Enough with the foal report-related doom and gloom, at least for the moment. The foal report abounds with hope, as well, in the form of specific foals who I can’t wait to see on the track in two or three years.
I’m still narrowing down the list of 2016’s neatest Illinois-bred foals to just five. But — what about the foals I tabbed from 2014’s list? They’re now of racing age, and beginning to hit the track.
None of the five have won yet, though two have run. Between the two, the one who has shown more so far has been the Fort Prado x Roaming Free colt. Now named No Boundaries, he debuted at Keeneland in a maiden special weight on closing day:
No Boundaries, with Florent Geroux up, parades through the walking ring at Keeneland on October 29.
His debut, going a mile and a sixteenth on the grass, showed promise. He stalked just off longshot Union Rate in the early stages, took over, and just failed to hold off late-running favourite Giant Payday.
The strong second at Keeneland was enough to make him the favourite when he returned in a maiden special weight turf mile a month later at Churchill. Unfortunately, that race did not go as well. Near the back of the pack early, he never really fired, and finished midpack: seventh in a group of twelve.
Still, his debut showed enough to keep hope that No Boundaries will be a classy racehorse.
The only other foal in 2014’s list to have started so far is the Musketier x Optimistic Bullet filly, now named Casey’s Lear. She has run once, in a $15,000-$12,500 maiden claimer at a mile and a sixteenth on the Churchill dirt. Unfortunately, she showed little. Poorly out of the gate, she dropped well off the pace quickly. She trailed so far behind that after those first few awkward strides, she was never again visible on the replay.
Hopefully some time and age will help Casey’s Lear along. However, her debut at such a low level combined with her disappointing performance suggest that unless she surpasses any realistic expectations, Musketier’s Big Horse will not be that sole Illinois-bred from his first crop.
The other three on the list have not yet raced, though all have been named.

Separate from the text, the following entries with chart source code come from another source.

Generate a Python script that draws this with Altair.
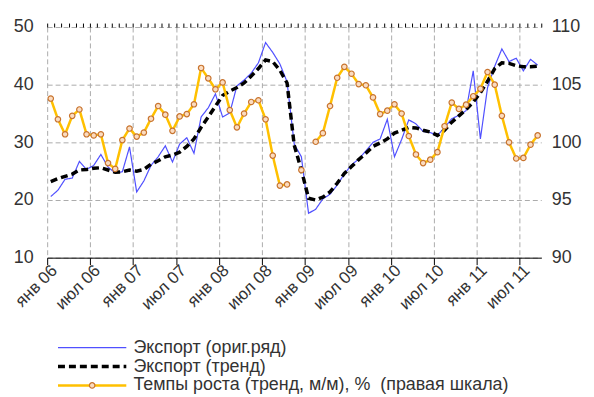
import json
import altair as alt
import pandas as pd

S1 = "Экспорт (ориг.ряд)"
S2 = "Экспорт (тренд)"
S3 = "Темпы роста (тренд, м/м), %\u00a0 (правая шкала)"

# monthly, Jan 2006 .. Sep 2011
export_orig = [
    20.6, 21.7, 23.6, 23.8, 26.7, 25.3, 26.0, 27.9, 25.7, 24.7, 24.9, 29.2,
    21.4, 23.3, 26.0, 27.5, 29.4, 26.6, 29.7, 30.8, 28.1, 34.4, 36.0, 38.4,
    34.4, 35.1, 39.8, 40.8, 42.0, 43.8, 47.3, 45.6, 43.6, 40.5, 29.7, 27.5,
    17.7, 18.4, 20.2, 21.0, 22.6, 24.5, 26.1, 27.1, 28.5, 30.0, 30.6, 34.0,
    27.5, 30.5, 33.9, 33.2, 31.9, 31.7, 31.2, 32.6, 34.1, 34.7, 35.5, 42.4,
    30.6, 39.5, 43.2, 46.2, 44.0, 44.6, 42.4, 44.4, 43.4,
]
export_trend = [
    23.2, 23.7, 24.1, 24.5, 25.2, 25.3, 25.5, 25.6, 25.2, 24.8, 24.9, 25.2,
    25.0, 25.3, 26.2, 26.8, 27.5, 27.8, 28.3, 29.3, 30.6, 32.6, 34.4, 36.3,
    38.1, 38.9, 39.5, 40.3, 41.5, 42.8, 44.3, 44.0, 42.5, 40.3, 29.5, 25.2,
    20.3, 20.0, 20.5, 21.4, 22.9, 24.6, 25.8, 27.0, 28.1, 29.3, 29.9, 30.6,
    31.6, 32.1, 32.6, 32.5, 32.1, 31.8, 31.2, 32.1, 33.5, 34.6, 35.7, 37.0,
    38.6, 40.6, 42.8, 43.8, 43.7, 43.3, 43.1, 43.1, 43.2,
]
growth = [
    103.8, 102.0, 100.7, 102.3, 102.85, 100.7, 100.6, 100.7, 98.2, 97.7, 100.2, 101.2,
    100.5, 100.85, 102.05, 103.15, 102.4, 101.0, 102.25, 102.45, 103.3, 106.45, 105.55, 104.6,
    105.2, 102.8, 101.3, 102.5, 103.5, 103.65, 102.0, 98.85, 96.25, 96.35, None, 97.6,
    None, 100.05, 100.8, 103.15, 105.6, 106.55, 105.95, 105.05, 104.95, 103.9, 102.45, 102.75,
    103.3, 102.5, 100.55, 98.95, 98.2, 98.5, 99.15, 101.4, 103.45, 102.9, 103.27, 104.0,
    104.65, 106.1, 105.0, 102.3, 100.0, 98.6, 98.65, 99.8, 100.6,
]
x_labels = ["янв 06", "июл 06", "янв 07", "июл 07", "янв 08", "июл 08",
            "янв 09", "июл 09", "янв 10", "июл 10", "янв 11", "июл 11"]

n = len(export_orig)
t = [i + 0.5 for i in range(n)]

left_df = pd.DataFrame({"t": t + t, "v": export_orig + export_trend,
                        "s": [S1] * n + [S2] * n})
right_df = pd.DataFrame({"t": t, "v": growth, "s": [S3] * n})

FONT = "Liberation Sans"
TXT = "#333333"
GRID = "#ababab"
SERIES = [S1, S2, S3]

xscale = alt.Scale(domain=[0, n], nice=False, zero=False)

major_axis = alt.Axis(
    values=list(range(0, n - 2, 6)),
    labelExpr=json.dumps(x_labels, ensure_ascii=False) + "[round(datum.value/6)]",
    labelAngle=-45, labelAlign="right", labelBaseline="middle",
    labelFontSize=17, labelPadding=3, labelOffset=7, labelOverlap=False,
    labelFlush=False, tickSize=7, tickColor="black", domainColor="black",
    domainWidth=1, grid=True, gridDash=[5, 3], gridColor=GRID, title=None,
)
minor_axis = alt.Axis(
    values=list(range(0, n + 1)), labels=False, tickSize=4, tickColor="black",
    domain=False, grid=False, title=None,
)

legend = alt.Legend(
    title=None, orient="none", legendX=8.75, legendY=313, padding=0,
    symbolType="stroke", symbolSize=4720, labelFontSize=18, labelOffset=5,
    clipHeight=19, rowPadding=0, labelColor=TXT, labelFont=FONT, labelLimit=600,
)
color = alt.Color("s:N", scale=alt.Scale(domain=SERIES,
                                         range=["#5050ff", "#000000", "#ffc000"]),
                  legend=legend)
dash = alt.StrokeDash("s:N", scale=alt.Scale(type="ordinal", domain=SERIES,
                                             range=[[1, 0], [7, 4], [1, 0]]),
                      legend=legend)
width = alt.StrokeWidth("s:N", scale=alt.Scale(type="ordinal", domain=SERIES,
                                               range=[1.2, 3.5, 2.5]),
                        legend=legend)

left = alt.Chart(left_df).mark_line().encode(
    x=alt.X("t:Q", scale=xscale, axis=major_axis),
    y=alt.Y("v:Q", scale=alt.Scale(domain=[10, 50], nice=False, zero=False),
            axis=alt.Axis(values=[10, 20, 30, 40, 50], grid=True, gridDash=[5, 3],
                          gridColor=GRID, domain=False, ticks=False, labelFontSize=18,
                          labelPadding=14, labelFlush=False, title=None)),
    color=color, strokeDash=dash, strokeWidth=width,
)

ry = alt.Y("v:Q", scale=alt.Scale(domain=[90, 110], nice=False, zero=False),
           axis=alt.Axis(orient="right", values=[90, 95, 100, 105, 110], grid=False,
                         domain=False, ticks=False, labelFontSize=18, labelPadding=10,
                         labelFlush=False, title=None))

r_line = alt.Chart(right_df).mark_line(invalid="break-paths-filter-domains").encode(
    x=alt.X("t:Q", scale=xscale, axis=minor_axis),
    y=ry,
    color=color, strokeDash=dash, strokeWidth=width,
)
marker_legend = alt.Legend(
    title=None, orient="none", legendX=41.75, legendY=357, padding=0,
    symbolType="circle", symbolSize=30, symbolStrokeColor="#c8742f",
    symbolStrokeWidth=1.2, symbolOpacity=1, labelExpr="''", labelFontSize=1,
    zindex=5,
)
r_pts = alt.Chart(right_df).mark_point(shape="circle", filled=True,
                                       stroke="#c8742f", strokeWidth=1.2, size=30,
                                       opacity=1).encode(
    x=alt.X("t:Q", scale=xscale, axis=minor_axis),
    y=ry,
    fill=alt.Fill("s:N", scale=alt.Scale(domain=[S3], range=["#fbdcc0"]),
                  legend=marker_legend),
)

right = alt.layer(r_line, r_pts)

chart = alt.layer(left, right).resolve_scale(y="independent").resolve_axis(
    x="independent").properties(
    width=497, height=232,
    autosize=alt.AutoSizeParams(type="none"),
    padding={"left": 39.4, "top": 18, "right": 45, "bottom": 138},
).configure_view(stroke=None).configure_axis(
    labelFont=FONT, labelColor=TXT
)

chart.save("out.html", embed_options={"renderer": "svg", "actions": False})
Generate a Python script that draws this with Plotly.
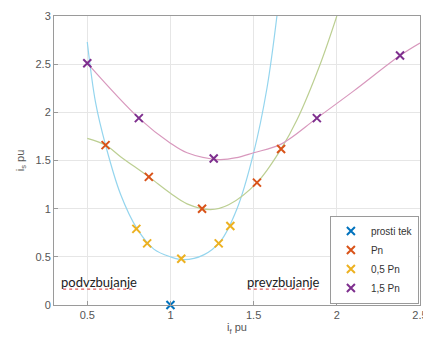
import plotly.graph_objects as go

# Marker data
prosti_x = [1.0]
prosti_y = [0.0]
pn_x = [0.61, 0.87, 1.19, 1.52, 1.665]
pn_y = [1.66, 1.33, 1.00, 1.27, 1.62]
half_x = [0.795, 0.86, 1.065, 1.29, 1.36]
half_y = [0.79, 0.64, 0.48, 0.64, 0.82]
onehalf_x = [0.50, 0.81, 1.26, 1.88, 2.38]
onehalf_y = [2.51, 1.94, 1.52, 1.94, 2.59]

# Fitted curves
c_half_x = [0.50, 0.55, 0.61, 0.70, 0.80, 0.90, 1.00, 1.08, 1.20, 1.30, 1.40, 1.50, 1.58, 1.64]
c_half_y = [2.73, 2.10, 1.66, 1.15, 0.79, 0.58, 0.50, 0.47, 0.52, 0.66, 1.00, 1.58, 2.25, 3.00]
c_pn_x = [0.50, 0.61, 0.70, 0.87, 1.00, 1.10, 1.24, 1.35, 1.52, 1.665, 1.76, 1.90, 2.00]
c_pn_y = [1.73, 1.66, 1.54, 1.33, 1.16, 1.05, 0.99, 1.04, 1.27, 1.62, 1.92, 2.50, 3.00]
c_oh_x = [0.50, 0.81, 1.00, 1.10, 1.29, 1.40, 1.50, 1.665, 1.88, 2.10, 2.38, 2.50]
c_oh_y = [2.51, 1.94, 1.68, 1.58, 1.51, 1.53, 1.58, 1.67, 1.94, 2.22, 2.59, 2.72]

xticks = [0.5, 1, 1.5, 2, 2.5]
yticks = [0, 0.5, 1, 1.5, 2, 2.5, 3]
region_labels = ["podvzbujanje", "prevzbujanje"]
region_x = [0.57, 1.68]
region_y = 0.24

fig = go.Figure()
fig.add_trace(go.Scatter(x=c_half_x, y=c_half_y, mode="lines", line=dict(color="#94d5ee", width=1.2, shape="spline"), showlegend=False, hoverinfo="skip"))
fig.add_trace(go.Scatter(x=c_pn_x, y=c_pn_y, mode="lines", line=dict(color="#bccf92", width=1.2, shape="spline"), showlegend=False, hoverinfo="skip"))
fig.add_trace(go.Scatter(x=c_oh_x, y=c_oh_y, mode="lines", line=dict(color="#d898bd", width=1.2, shape="spline"), showlegend=False, hoverinfo="skip"))

def mk(c):
    return dict(symbol="x-thin", size=8, color=c, line=dict(width=2, color=c))

fig.add_trace(go.Scatter(x=prosti_x, y=prosti_y, mode="markers", name="prosti tek", cliponaxis=False, marker=mk("#0072BD")))
fig.add_trace(go.Scatter(x=pn_x, y=pn_y, mode="markers", name="Pn", marker=mk("#D95319")))
fig.add_trace(go.Scatter(x=half_x, y=half_y, mode="markers", name="0,5 Pn", marker=mk("#EDB120")))
fig.add_trace(go.Scatter(x=onehalf_x, y=onehalf_y, mode="markers", name="1,5 Pn", marker=mk("#7E2F8E")))

for txt, xc in zip(region_labels, region_x):
    fig.add_annotation(x=xc, y=region_y, xref="x", yref="y", text=txt, showarrow=False,
                       font=dict(family="Lato", size=13, color="#222222"))
    fig.add_shape(type="line", xref="x", yref="y", x0=xc - 0.215, x1=xc + 0.215, y0=region_y - 0.075, y1=region_y - 0.075,
                  line=dict(color="#e05a5a", width=1.2, dash="dot"), layer="above")

axis_common = dict(showgrid=True, gridcolor="#e6e6e6", gridwidth=1, zeroline=False,
                   showline=True, linecolor="#9a9a9a", linewidth=1, mirror=True,
                   ticks="inside", ticklen=4, tickcolor="#9a9a9a", automargin=False,
                   ticklabeloverflow="allow",
                   tickfont=dict(family="Liberation Sans", size=11, color="#555555"))
fig.update_layout(
    width=423, height=340, autosize=False,
    margin=dict(l=54, r=3, t=16, b=35),
    paper_bgcolor="white", plot_bgcolor="white",
    xaxis=dict(range=[0.3, 2.5], tickvals=xticks, ticktext=[str(v) for v in xticks],
               title=dict(text="i<sub>f</sub> pu", font=dict(family="Liberation Sans", size=11, color="#555555"), standoff=0),
               **axis_common),
    yaxis=dict(range=[0, 3], tickvals=yticks, ticktext=[str(v) for v in yticks],
               title=dict(text="i<sub>s</sub> pu", font=dict(family="Liberation Sans", size=11, color="#555555"), standoff=8),
               **axis_common),
    legend=dict(x=0.997, y=0.005, xanchor="right", yanchor="bottom", bgcolor="white",
                bordercolor="#9a9a9a", borderwidth=1, font=dict(family="Liberation Sans", size=10, color="#333333"),
                tracegroupgap=0, itemwidth=30),
    showlegend=True,
)
post = ("document.body.style.margin='0px';document.body.style.overflow='hidden';"
        "var gd=document.getElementById('{plot_id}');Plotly.relayout(gd,{width:423,height:340});")
fig.write_html("out.html", post_script=post, config={"responsive": False, "displayModeBar": False})
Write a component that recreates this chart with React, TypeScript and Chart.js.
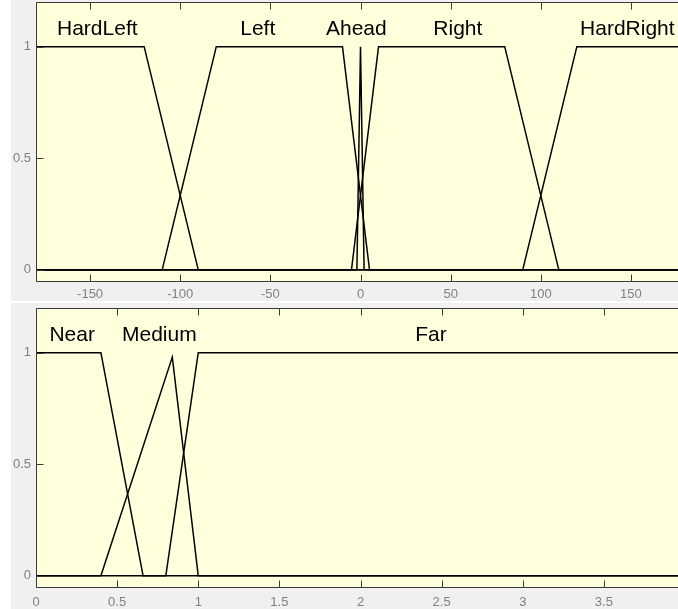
import React, { useEffect, useRef } from 'react';
import { Chart, registerables } from 'chart.js';

Chart.register(...registerables);

// ---------- Top panel: steering angle membership functions ----------
const angleMin = -180;
const angleMax = 180;
const angleTicks = [-150, -100, -50, 0, 50, 100, 150];
const angleNames = ['HardLeft', 'Left', 'Ahead', 'Right', 'HardRight'];
const angleLabelPos = [-146, -57, -2.3, 54, 148];

const hardLeftX = [-180, -120, -90, 180];
const hardLeftY = [1, 1, 0, 0];
const leftX = [-180, -110, -80, -10, 5, 180];
const leftY = [0, 0, 1, 1, 0, 0];
const aheadX = [-180, -2, 0, 2, 180];
const aheadY = [0, 0, 1, 0, 0];
const rightX = [-180, -5, 10, 80, 110, 180];
const rightY = [0, 0, 1, 1, 0, 0];
const hardRightX = [-180, 90, 120, 180];
const hardRightY = [0, 0, 1, 1];

// ---------- Bottom panel: distance membership functions ----------
const distMin = 0;
const distMax = 4;
const distTicks = [0, 0.5, 1, 1.5, 2, 2.5, 3, 3.5];
const distNames = ['Near', 'Medium', 'Far'];
const distLabelPos = [0.223, 0.76, 2.434];

const nearX = [0, 0.4, 0.66, 4];
const nearY = [1, 1, 0, 0];
const mediumX = [0, 0.4, 0.84, 1, 4];
const mediumY = [0, 0, 0.98, 0, 0];
const farX = [0, 0.8, 1, 4];
const farY = [0, 0, 1, 1];

// ---------- Shared ----------
const yMin = -0.05;
const yMax = 1.2;
const yTicks = [0, 0.5, 1];
const labelY = 1.05;

const FONT = '"Liberation Sans", Arial, Helvetica, sans-serif';
const PLOT_BG = '#ffffdc';
const PANEL_BG = '#f0f0f0';

function toPoints(xs: number[], ys: number[]) {
  return xs.map((x, i) => ({ x, y: ys[i] }));
}

function makeDecor(names: string[], positions: number[]) {
  return {
    id: 'decor',
    beforeDraw(chart: any) {
      const { ctx, chartArea: a } = chart;
      ctx.save();
      ctx.fillStyle = PLOT_BG;
      ctx.fillRect(a.left, a.top, a.right - a.left, a.bottom - a.top);
      ctx.restore();
    },
    afterDraw(chart: any) {
      const { ctx, chartArea: a } = chart;
      const xs = chart.scales.x;
      const ys = chart.scales.y;
      ctx.save();
      ctx.strokeStyle = '#3a3a3a';
      ctx.lineWidth = 1;
      const L = Math.round(a.left) + 0.5;
      const T = Math.round(a.top) + 0.5;
      const R = Math.round(a.right) + 0.5;
      const B = Math.round(a.bottom) + 0.5;
      ctx.beginPath();
      ctx.rect(L, T, R - L, B - T);
      xs.ticks.forEach((_t: any, i: number) => {
        const px = Math.round(xs.getPixelForTick(i)) + 0.5;
        ctx.moveTo(px, B);
        ctx.lineTo(px, B - 7);
        ctx.moveTo(px, T);
        ctx.lineTo(px, T + 7);
      });
      ys.ticks.forEach((_t: any, i: number) => {
        const py = Math.round(ys.getPixelForTick(i)) + 0.5;
        ctx.moveTo(L, py);
        ctx.lineTo(L + 7, py);
        ctx.moveTo(R, py);
        ctx.lineTo(R - 7, py);
      });
      ctx.stroke();

      ctx.fillStyle = '#000';
      ctx.font = `21px ${FONT}`;
      ctx.textAlign = 'center';
      ctx.textBaseline = 'alphabetic';
      names.forEach((n, i) => {
        ctx.fillText(n, xs.getPixelForValue(positions[i]), ys.getPixelForValue(labelY));
      });
      ctx.restore();
    },
  };
}

function buildConfig(
  series: { x: number[]; y: number[] }[],
  min: number,
  max: number,
  ticks: number[],
  names: string[],
  positions: number[],
  padTop: number,
  axisHeight: number,
  labelPad: number
): any {
  return {
    type: 'line',
    data: {
      datasets: series.map((s) => ({
        data: toPoints(s.x, s.y),
        borderColor: '#000',
        borderWidth: 1.5,
        pointRadius: 0,
        fill: false,
        tension: 0,
      })),
    },
    options: {
      animation: false,
      responsive: false,
      devicePixelRatio: 1,
      layout: { padding: { top: padTop, right: 16, left: 0, bottom: 0 } },
      plugins: { legend: { display: false }, tooltip: { enabled: false } },
      scales: {
        x: {
          type: 'linear',
          min,
          max,
          afterBuildTicks: (s: any) => {
            s.ticks = ticks.map((v) => ({ value: v }));
          },
          afterFit: (s: any) => {
            s.height = axisHeight;
            s.paddingLeft = 0;
            s.paddingRight = 0;
            s.paddingTop = 0;
            s.paddingBottom = 0;
          },
          grid: { display: false, drawTicks: false },
          border: { display: false },
          ticks: {
            color: '#808080',
            font: { family: FONT, size: 13 },
            padding: labelPad,
            maxRotation: 0,
            autoSkip: false,
            callback: (v: any) => String(v),
          },
        },
        y: {
          type: 'linear',
          min: yMin,
          max: yMax,
          afterBuildTicks: (s: any) => {
            s.ticks = yTicks.map((v) => ({ value: v }));
          },
          afterFit: (s: any) => {
            s.width = 25;
            s.paddingLeft = 0;
            s.paddingRight = 0;
            s.paddingTop = 0;
            s.paddingBottom = 0;
          },
          grid: { display: false, drawTicks: false },
          border: { display: false },
          ticks: {
            color: '#808080',
            font: { family: FONT, size: 13 },
            padding: 5,
            callback: (v: any) => String(v),
          },
        },
      },
    },
    plugins: [makeDecor(names, positions)],
  };
}

export default function App() {
  const topRef = useRef<HTMLCanvasElement>(null);
  const botRef = useRef<HTMLCanvasElement>(null);

  useEffect(() => {
    const c1 = new Chart(
      topRef.current as HTMLCanvasElement,
      buildConfig(
        [
          { x: hardLeftX, y: hardLeftY },
          { x: leftX, y: leftY },
          { x: aheadX, y: aheadY },
          { x: rightX, y: rightY },
          { x: hardRightX, y: hardRightY },
        ],
        angleMin,
        angleMax,
        angleTicks,
        angleNames,
        angleLabelPos,
        2,
        20,
        6
      )
    );
    const c2 = new Chart(
      botRef.current as HTMLCanvasElement,
      buildConfig(
        [
          { x: nearX, y: nearY },
          { x: mediumX, y: mediumY },
          { x: farX, y: farY },
        ],
        distMin,
        distMax,
        distTicks,
        distNames,
        distLabelPos,
        5,
        22,
        8
      )
    );
    return () => {
      c1.destroy();
      c2.destroy();
    };
  }, []);

  return (
    <div
      style={{
        position: 'fixed',
        left: 0,
        top: 0,
        width: 678,
        height: 609,
        overflow: 'hidden',
        background: '#ffffff',
      }}
    >
      <div style={{ position: 'absolute', left: 11, top: 0, width: 690, height: 301, background: PANEL_BG }}>
        <canvas ref={topRef} width={690} height={301} style={{ display: 'block' }} />
      </div>
      <div style={{ position: 'absolute', left: 11, top: 303, width: 690, height: 306, background: PANEL_BG }}>
        <canvas ref={botRef} width={690} height={306} style={{ display: 'block' }} />
      </div>
    </div>
  );
}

Alas, the name of the Hat Trick x Beret filly was not the hat-ception I had hoped for, but her name did continue the theme of millinery: Cloche. Hopefully, once the weather gets warmer, Cloche will turn up on the grass. Another who would make a lot of sense on the grass will be the Fort Prado x Leading Astray filly, now named Pikes Peak or Bust.
The Midnight Lute x Jabber filly, the second-to-last foal out of star Illinois broodmare Jabber, has been named Frontenac. Based on breeding, a dirt sprint just might end up being her forte when she makes it to the track.